In 2015 Kristen applied to the Social Security Administration (SSA) for benefits related to her disability. In December 2017 the SSA issued her an award letter indicating that she was entitled to benefits beginning in 2015. In January 2018 she was issued a Form SSA-1099, Social Security Benefit Statement, for 2017, reporting that she had $14,392 of social security benefits for that year. But a federal statute, 42 U.S.C. Sec. 424a(a), limits the total combined amount of workers' compensation and social security benefits that an individual may receive in a given year, and it thus disbursed no benefits to her.
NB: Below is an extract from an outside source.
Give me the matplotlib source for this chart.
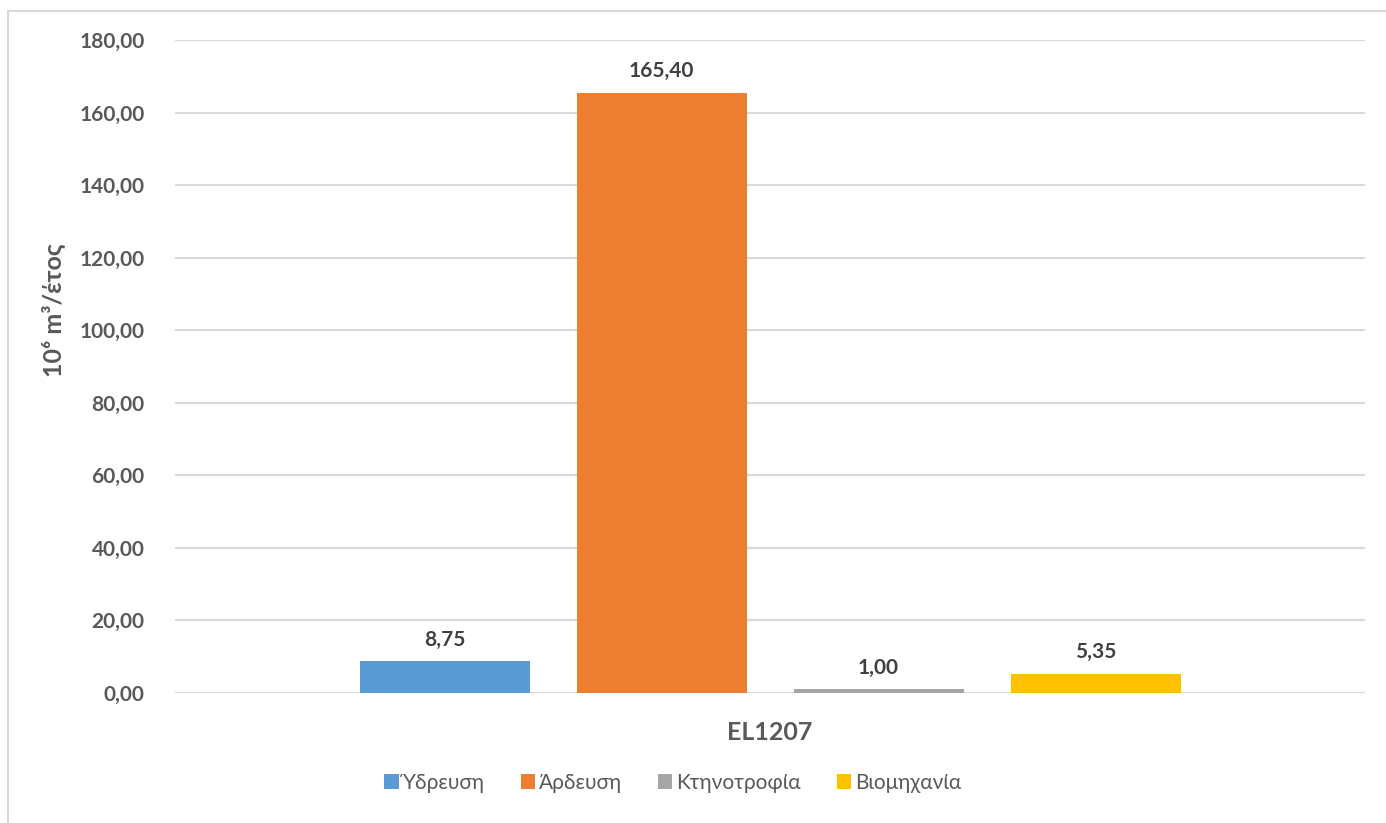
import matplotlib
matplotlib.use("Agg")
import matplotlib.pyplot as plt
from matplotlib.lines import Line2D
from matplotlib.patches import Patch

categories = ["EL1207"]
series = ["Ύδρευση", "Άρδευση", "Κτηνοτροφία", "Βιομηχανία"]
values = [8.75, 165.40, 1.00, 5.35]
colors = ["#5B9BD5", "#ED7D31", "#A5A5A5", "#FFC000"]
yticks = [0, 20, 40, 60, 80, 100, 120, 140, 160, 180]

plt.rcParams['font.family'] = ['Lato', 'DejaVu Sans']

W, H = 1386, 823
fig = plt.figure(figsize=(W / 100, H / 100), dpi=100)
ax = fig.add_axes([175 / W, 1 - 693 / H, (1365 - 175) / W, (693 - 40) / H])

bw = 170 / 1190
step = 217 / 1190
for i, (s, v, c) in enumerate(zip(series, values, colors)):
    x = 0 + (i - 1.5) * step
    ax.bar(x, v, width=bw, color=c, label=s, zorder=3)
    ax.text(x, v + 3.2, f"{v:.2f}".replace(".", ","), ha="center", va="bottom",
            fontsize=15, fontweight="bold", color="#404040")

ax.set_xlim(-0.5, 0.5)
ax.set_ylim(0, 180)
ax.set_yticks(yticks)
ax.set_yticklabels([f"{t:.2f}".replace(".", ",") for t in yticks],
                   fontsize=15, fontweight="bold", color="#595959")
ax.set_xticks([0])
ax.set_xticklabels(categories, fontsize=18, fontweight="bold", color="#595959")
ax.tick_params(axis="both", length=0)
ax.tick_params(axis="y", pad=22)
ax.tick_params(axis="x", pad=20)
ax.grid(axis="y", color="#D9D9D9", linewidth=1.5, zorder=0)
for sp in ax.spines.values():
    sp.set_visible(False)

fig.text(54 / W, 1 - 310 / H, "10⁶ m³/έτος", rotation=90, ha="center", va="center",
         fontsize=18, fontweight="bold", color="#595959")

handles = [Patch(facecolor=c, edgecolor="none") for c in colors]
fig.legend(handles, series, loc="center", bbox_to_anchor=(673 / W, 1 - 783 / H),
           ncol=4, frameon=False, fontsize=15, handlelength=0.7, handleheight=0.7,
           handletextpad=0.2, columnspacing=1.7, labelcolor="#595959")

# chart border (top and left visible)
fig.add_artist(Line2D([8 / W, 1.0], [1 - 11 / H, 1 - 11 / H], color="#D9D9D9", lw=1.5,
                      transform=fig.transFigure))
fig.add_artist(Line2D([8 / W, 8 / W], [0, 1 - 11 / H], color="#D9D9D9", lw=1.5,
                      transform=fig.transFigure))

fig.savefig("out.png", dpi=100)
The Form SSA-1099 explained that the entirety of her 2017 social security benefits was subject to "workers' compensation offset."

In January 2018 Kristen filed with the SSA a request for reconsideration, asking that it recalculate her workers' compensation offset amount. In January 2019 the SSA issued her a letter granting relief. The SSA acknowledged that, in its initial award letter, it had miscalculated her monthly "average current earnings" (ACE). ACE serves as a benchmark to approximate the monthly earnings an individual would have received if not disabled, and the SSA calculates the workers' compensation offset using a figure equal to 80 percent of ACE. The SSA informed Kristen that, effective January 2018, her ACE was adjusted upward to $5,074 to reflect a rise in the national earnings level. As a result, 80 percent of her ACE was increased to $4,059. The SSA noted that it had paid her $3,060 on December 4, 2018, to account for this adjustment.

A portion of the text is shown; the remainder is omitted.